Pledging an account as security.
If you use a part of your traditional IRA account as security for a loan, that part is treated as a distribution and is included in your gross income. You may have to pay the 10% additional tax on early distributions discussed in Pub. 590-B. Loss of IRA status.
If the traditional IRA ceases to be an IRA because of a prohibited transaction by you or your beneficiary, you or your beneficiary aren’t liable for these excise taxes. However, you or your beneficiary may have to pay other taxes as discussed under Effect on you or your beneficiary, earlier. https://www.irs.gov/pub/irs-pdf/p590a.pdf
While "technically" those sections relate to the Traditional IRA, they equally apply to the Roth IRA. You cannot borrow against or from a Roth IRA and you run the risk of having the Roth IRA be 'cancelled' should you do a 'prohibited transaction'. Now, let's think about this. Why would the Government and the IRS be so adamant
about borrowing against or from an IRA contract? Because loan proceeds are NOT taxable as income!
So, if you WERE allowed to borrow against the asset... you could borrow against it tax-free, and the Government wouldn't be able to collect a DIME out of it! So, they regulated this account so that you couldn't do that, or you forfeit the entire account.
But with Cash Value Life Insurance... you can borrow against it ALL DAY LONG - as long as you had cash values to borrow against.
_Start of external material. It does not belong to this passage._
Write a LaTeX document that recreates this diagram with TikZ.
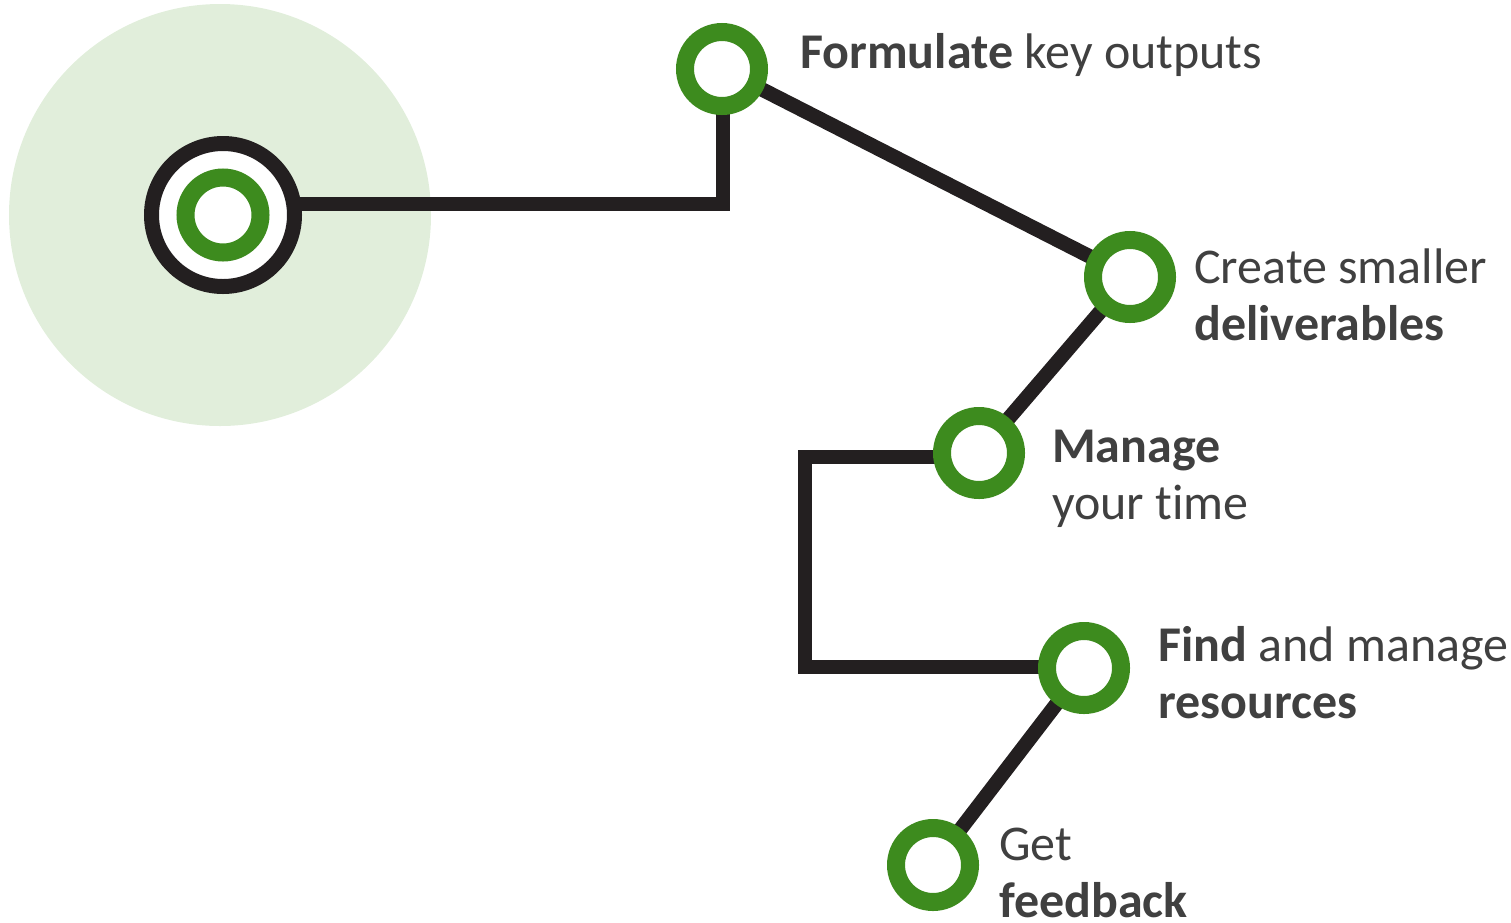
\documentclass[tikz,border=0pt]{standalone}
\usepackage{fontspec}
\setmainfont{Carlito}[RawFeature={-liga;-clig;-calt;-dlig}]
\definecolor{ringgreen}{RGB}{61,139,30}
\definecolor{lineblack}{RGB}{35,31,32}
\definecolor{halo}{RGB}{225,238,219}
\definecolor{txt}{RGB}{64,64,64}
\pgfdeclarelayer{bg}
\pgfsetlayers{bg,main}
\tikzset{
  ring/.style={circle, draw=ringgreen, line width=18pt, fill=white, minimum size=74pt, inner sep=0pt},
  startring/.style={circle, draw=lineblack, line width=15pt, fill=white, minimum size=143pt, inner sep=0pt},
  conn/.style={draw=lineblack, line width=14.5pt},
  lbl/.style={anchor=base west, inner sep=0pt, text=txt, font=\fontsize{50}{57}\selectfont}
}
\begin{document}
\begin{tikzpicture}[x=1pt,y=-1pt]
\useasboundingbox (0,0) rectangle (1511,922);
% nodes
\node[startring] (start) at (223,215) {};
\node[ring, minimum size=75pt] (startin) at (223,215) {};
\node[ring] (n1) at (722,69) {};
\node[ring] (n2) at (1130,277) {};
\node[ring] (n3) at (979,453) {};
\node[ring] (n4) at (1084,668) {};
\node[ring] (n5) at (933,865) {};
\coordinate (c1) at (723,204);
\coordinate (c2) at (805,457);
\coordinate (c3) at (805,667);
% labels
\node[lbl] (t1) at (800,68) {\textbf{Formulate} key outputs};
\node[lbl] (t2a) at (1194,283) {Create smaller};
\node[lbl] (t2b) at (1194,340) {\textbf{deliverables}};
\node[lbl] (t3a) at (1052,462) {\textbf{Manage}};
\node[lbl] (t3b) at (1052,519) {your t\kern0pt ime};
\node[lbl] (t4a) at (1158,661) {\textbf{Find} and manage};
\node[lbl] (t4b) at (1158,718) {\textbf{resources}};
\node[lbl] (t5a) at (999,860) {Get};
\node[lbl] (t5b) at (999,917) {\textbf{feedback}};
\begin{pgfonlayer}{bg}
\fill[halo] (220,215) circle[radius=211];
\draw[conn] (start.center |- c1) -- (c1) -- (c1 |- n1.center);
\draw[conn] (n1.center) -- (n2.center);
\draw[conn] (n2.center) -- (n3.center);
\draw[conn] (n3.center |- c2) -- (c2) -- (c3) -- (n4.center |- c3);
\draw[conn] (n4.center) -- (n5.center);
\end{pgfonlayer}
\end{tikzpicture}
\end{document}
So, then, what's the point of a Roth IRA? Wikipedia actually can help us understand why: "Roth was a sponsor of legislation creating the Roth IRA, an individual retirement plan that can be set up with a broker."
Whether intentional or not, this was about sharing the tax benefits of life insurance contracts with the brokerage and banking industries on a regulated level!
So, is Cash Value life insurance a "Roth IRA on steroids"? No.
I'll take the inverse approach to that statement.
"A Roth IRA is a stripped down, government regulated, benefit-reduced imitation of cash value life insurance to help banks and brokerages offer accounts with somewhat similar tax benefits."
As you can probably tell, I prefer the original, rather than the Government-inspired "imitation".